None of that really detracts from the otherwise nice story and combat, though. What does are the interface, which slows down gameplay, and the bugs, which are both frustrating and too numerous to list. The interface itself just has delays built in: It’s riddled with submenus and loves to use three clicks for a task when one would do. It’s also poorly signposted outside of combat, doing things like showing you a total for a number but not what that number means – it’s not fun to reverse-engineer precisely what each point of strength does.

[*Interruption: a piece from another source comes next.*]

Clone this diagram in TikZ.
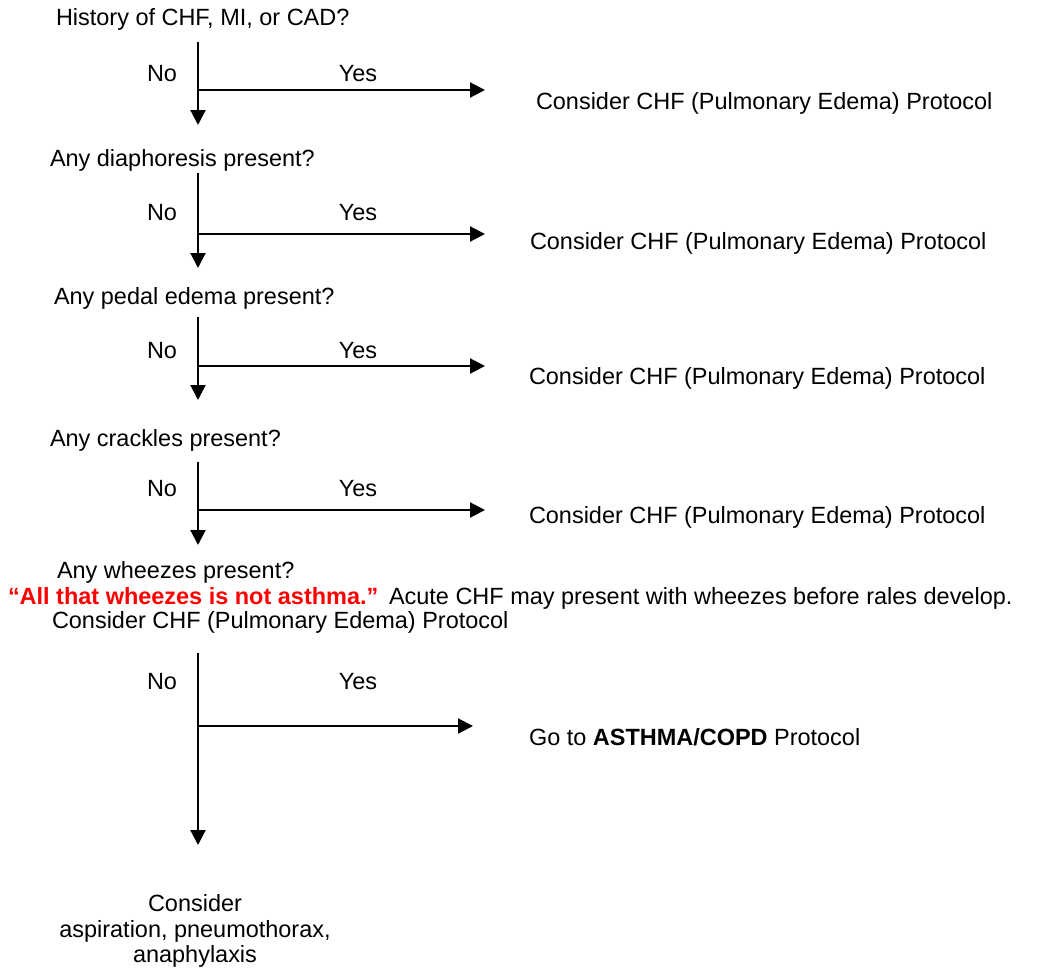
\documentclass[tikz,border=0pt]{standalone}
\usepackage{fontspec}
\setmainfont{Liberation Sans}
\usetikzlibrary{arrows.meta}
\definecolor{alertred}{RGB}{255,0,0}
\begin{document}
\begin{tikzpicture}[x=0.75pt,y=-0.75pt,
  every node/.style={inner sep=0pt,outer sep=0pt,font=\fontsize{17.6pt}{18.9pt}\selectfont},
  label text/.style={anchor=west},
  flow/.style={line width=1.6pt,-{Triangle[length=11.25pt,width=11.25pt]}}]
\useasboundingbox (0,0) rectangle (1042,971);

% questions
\node[label text] (q1) at (56,19) {History of CHF, MI, or CAD?};
\node[label text] (q2) at (50,160) {Any diaphoresis present?};
\node[label text] (q3) at (54,298) {Any pedal edema present?};
\node[label text] (q4) at (50,440) {Any crackles present?};
\node[label text] (q5) at (57,572) {Any wheezes present?};
\node[label text] (warn) at (8,598) {{\color{alertred}\bfseries “All that wheezes is not asthma.”}\hspace{8pt}Acute CHF may present with wheezes before rales develop.};
\node[label text] (warn2) at (52,622) {Consider CHF (Pulmonary Edema) Protocol};

% outcomes on the Yes side
\node[label text] (r1) at (536,103) {Consider CHF (Pulmonary Edema) Protocol};
\node[label text] (r2) at (530,243) {Consider CHF (Pulmonary Edema) Protocol};
\node[label text] (r3) at (529,378) {Consider CHF (Pulmonary Edema) Protocol};
\node[label text] (r4) at (529,517) {Consider CHF (Pulmonary Edema) Protocol};
\node[label text] (r5) at (529,737) {Go to \textbf{ASTHMA/COPD} Protocol};

% final outcome
\node[align=center] (final) at (195,931) {Consider\\aspiration, pneumothorax,\\anaphylaxis};

% No / Yes labels
\foreach \i/\y in {1/74,2/213,3/351,4/489,5/682}{
  \node (no\i) at (162,\y) {No};
  \node (yes\i) at (358,\y) {Yes};
}

% decision branches: start, junction, No end, Yes end
\foreach \i/\top/\mid/\bot/\tip in {1/42/90/125/485,2/173/234/268/485,3/317/366/400/485,4/462/510/545/485,5/653/726/845/473}{
  \coordinate (s\i) at (198,\top);
  \coordinate (j\i) at (198,\mid);
  \coordinate (n\i) at (198,\bot);
  \coordinate (y\i) at (\tip,\mid);
  \draw[flow] (s\i) -- (n\i);
  \draw[flow] (j\i) -- (y\i);
}
\end{tikzpicture}
\end{document}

The bugs, on the other hand, are more than mere annoyances. Some were just exploits, like one that let me add infinite units to my army. Others were annoying but survivable, like low-level combats that can’t be autoresolved, or skills that seem to do nothing. Other issues consistently cropped up that required me to reload a recent quicksave or quit out and restart. I can’t be comprehensive, but I’ll give a few examples that required a reboot to fix: A persistent bug made me unable to interact with the world at random. Clicking “Done” too quickly after combat locked me on the summary screen. I’m a veteran of weird bugs and probably have more patience for them than most, but these were bad enough that I’d be sure they’re fixed before you commit to play.
None of them were apocalyptic, of course. My save worked, and I was ultimately able to finish relatively unimpeded, but it left me with the sour taste that combos, skill bonuses, and other key elements just didn’t work. Or, worse, that they didn’t work and I had no way to tell they didn’t work.